ZEIT: Wie sieht es bei einem Schwarzen Loch aus?
Barrow: Auch im Zentrum eines Schwarzen Lochs passiert Ungewöhnliches, eine Art umgekehrter Big Bang. Diese Singularität im Zentrum ist ein unendlich dichter Punkt. Er kann keine Wirkung auf die Außenwelt ausüben, wegen des Horizonts des Schwarzen Lochs. Signale können nicht nach draußen und uns beeinflussen.

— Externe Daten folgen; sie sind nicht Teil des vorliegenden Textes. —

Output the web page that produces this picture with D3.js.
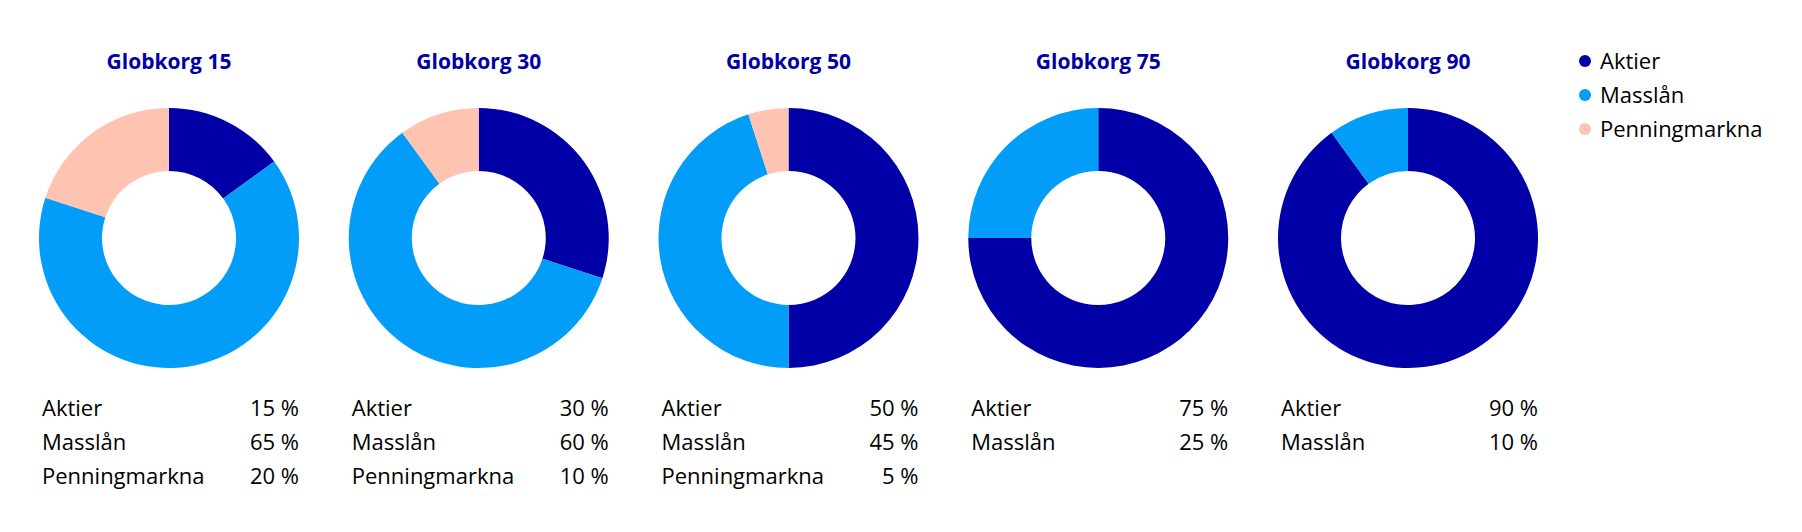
<!DOCTYPE html>
<html><head><meta charset="utf-8">
<script src="https://cdn.jsdelivr.net/npm/d3@7"></script>
<style>body{margin:0;background:#fff}text{font-family:"Open Sans","DejaVu Sans",sans-serif}</style>
</head><body><svg id="graph"></svg>
<script>
var width = 1802, height = 532;
var categories = ["Aktier", "Masslån", "Penningmarkna"];
var titles = ["Globkorg 15", "Globkorg 30", "Globkorg 50", "Globkorg 75", "Globkorg 90"];
var aktier = [15, 30, 50, 75, 90];
var masslan = [65, 60, 45, 25, 10];
var penning = [20, 10, 5, 0, 0];
var color = ["#0000a6", "#019df9", "#ffc3b1"];

var svg = d3.select("#graph").attr("width", width).attr("height", height);

var x = d3.scalePoint().domain(titles).range([169, 1408]);
var cy = 238;
var pie = d3.pie().sort(null).value(d => d.v);
var arc = d3.arc().innerRadius(67).outerRadius(130);

titles.forEach(function (t, i) {
	var vals = [aktier[i], masslan[i], penning[i]];
	var rows = categories.map((c, k) => ({ c: c, v: vals[k], k: k })).filter(d => d.v > 0);
	var g = svg.append("g").attr("transform", "translate(" + x(t) + "," + cy + ")");
	g.selectAll("path")
		.data(pie(rows))
		.enter()
		.append("path")
		.attr("d", arc)
		.attr("fill", d => color[d.data.k]);

	svg.append("text")
		.attr("x", x(t)).attr("y", 69)
		.attr("text-anchor", "middle")
		.attr("font-size", "21px").attr("font-weight", "bold")
		.attr("fill", "#0000a6")
		.text(t);

	rows.forEach(function (r, j) {
		svg.append("text")
			.attr("x", x(t) - 127).attr("y", 416 + j * 34)
			.attr("font-size", "22px").attr("fill", "#000")
			.text(r.c);
		svg.append("text")
			.attr("x", x(t) + 130).attr("y", 416 + j * 34)
			.attr("text-anchor", "end")
			.attr("font-size", "22px").attr("fill", "#000")
			.text(r.v + " %");
	});
});

// legend
categories.forEach(function (c, i) {
	svg.append("circle").attr("cx", 1585).attr("cy", 61 + i * 34).attr("r", 6).attr("fill", color[i]);
	svg.append("text").attr("x", 1600).attr("y", 69 + i * 34)
		.attr("font-size", "22px").attr("fill", "#000").text(c);
});
</script></body></html>
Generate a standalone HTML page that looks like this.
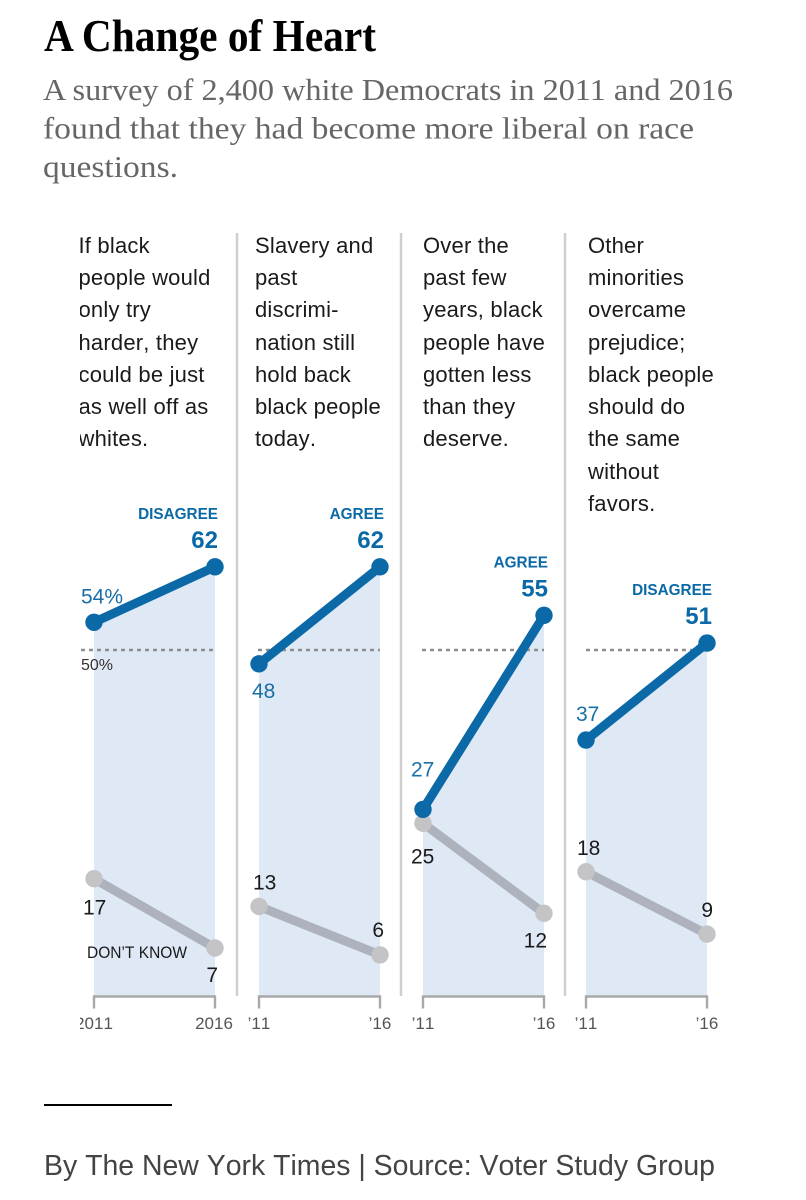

ZEIT: Wäre das die »kosmische Zensur«?
Barrow: Ja. Wenn im Universum eine unendliche Singularität entsteht, dann ist sie immer durch einen solchen Horizont abgeschirmt. Es können keine Informationen herauskommen und die Außenwelt beeinflussen, es gibt keine so genannten »nackten« Singularitäten. Das ist also wieder so eine Situation, wo eine Unendlichkeit im Universum existieren könnte – aber selbst wenn es sie gibt, dann verhindert eine Art Verschwörung der Natur, dass wir sie je zu Gesicht bekommen und, noch wichtiger, dass sie einen Einfluss auf uns hat. Das erinnert mich ein wenig an die mittelalterlichen Philosophen. Sie wollten die Existenz eines reinen Vakuums in der Natur dadurch verhindern, dass sie einen mysteriösen »himmlischen Agenten« auf den Plan riefen.